@Injective There was a time when blockchains competed on ideology. Who was more decentralized. Who was more censorship resistant. Who was more faithful to the original cypherpunk vision. That era is fading. The market no longer rewards philosophical purity. It rewards systems that clear trades before users notice they were submitted. Injective is a product of this shift, not because it is fast or cheap, but because it treats performance as a prerequisite rather than a feature.
To understand Injective, it helps to forget for a moment that it is a blockchain at all. Think of it as a settlement fabric that happens to use a distributed ledger as its spine. Most Layer-1s still behave like general purpose machines that have been forced to run financial applications they were never designed to host. Injective inverts that relationship. Its architecture assumes from the start that the dominant workloads will be trading, liquidation, price discovery, and capital rotation. Everything else is subordinate.
This is why sub-second finality matters in ways that are not obvious from a marketing slide. In a typical DeFi environment, finality is a polite fiction. Users behave as if a trade is done the moment they click confirm, but under the hood there is a window of uncertainty where latency, reorgs, or congestion can still reverse the outcome. That uncertainty forces protocols to overcollateralize, overprice risk, and tolerate slippage that would be unacceptable on a professional trading desk. Injective collapses that window. When a block settles in under a second, risk models change. Liquidations can be tighter. Market makers can quote closer to fair value. Strategies that depend on rapid rebalancing move from theoretical to viable.
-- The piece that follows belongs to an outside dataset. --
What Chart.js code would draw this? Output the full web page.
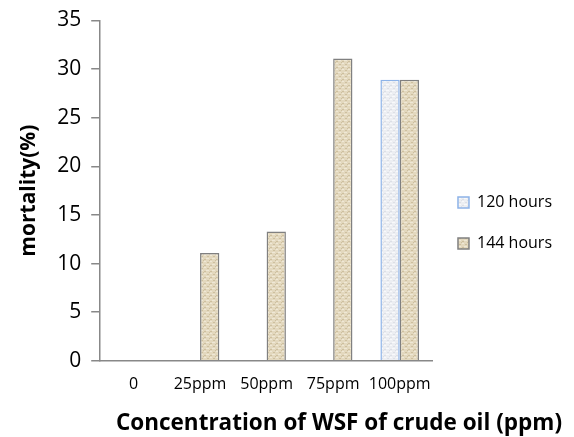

The modular design of Injective is often described as developer-friendly, which is true but incomplete. What matters more is how modularity reshapes the incentives of the ecosystem. By decoupling core exchange logic from application layers, Injective allows builders to specialize. A team can focus entirely on derivatives matching without worrying about how governance or token issuance works. This mirrors how real financial infrastructure evolved, with clearing houses, exchanges, and brokers each optimizing their own layer. The blockchain stops being a monolith and starts looking like a financial stack.
Interoperability is another area where Injective quietly diverges from its peers. Bridges are usually framed as plumbing, a way to move tokens from one chain to another. Injective treats them as capital arteries. By natively interfacing with Ethereum, Solana, and the Cosmos ecosystem, it positions itself as a venue where liquidity is not siloed but recombined. The result is not just more assets, but more coherent markets. A trader who arbitrages between Ethereum and Solana does not care about ideological boundaries. They care about latency and execution certainty. Injective’s cross-chain posture is a bet that the next generation of DeFi users will think the same way.
The INJ token sits at the center of this design, not as a speculative object, but as a control surface. Staking is not just about security. It is about who gets to shape the rules of a financial system that is no longer experimental. Governance decisions on Injective are not cosmetic. They determine fee structures, risk parameters, and protocol upgrades that affect real capital flows. As the network matures, the distinction between a token holder and a market regulator begins to blur.
What Injective ultimately exposes is a shift in what success looks like for a blockchain. It is no longer enough to claim decentralization or composability. The benchmark is whether the chain can host activity that resembles professional finance without forcing it into crypto-shaped compromises. High throughput and low fees are table stakes. The deeper test is whether the system changes behavior. Do traders tighten their spreads. Do protocols reduce collateral buffers. Do strategies that were once off-limits become routine.
In that sense, Injective is less a breakthrough than a mirror. It reflects the industry’s growing discomfort with slow, fragile infrastructure and its willingness to sacrifice abstraction for performance. If the next cycle of crypto is defined by anything, it will be by the platforms that make finance feel less like an experiment and more like an operating system. Injective is not there yet, but it is close enough to show what the path looks like.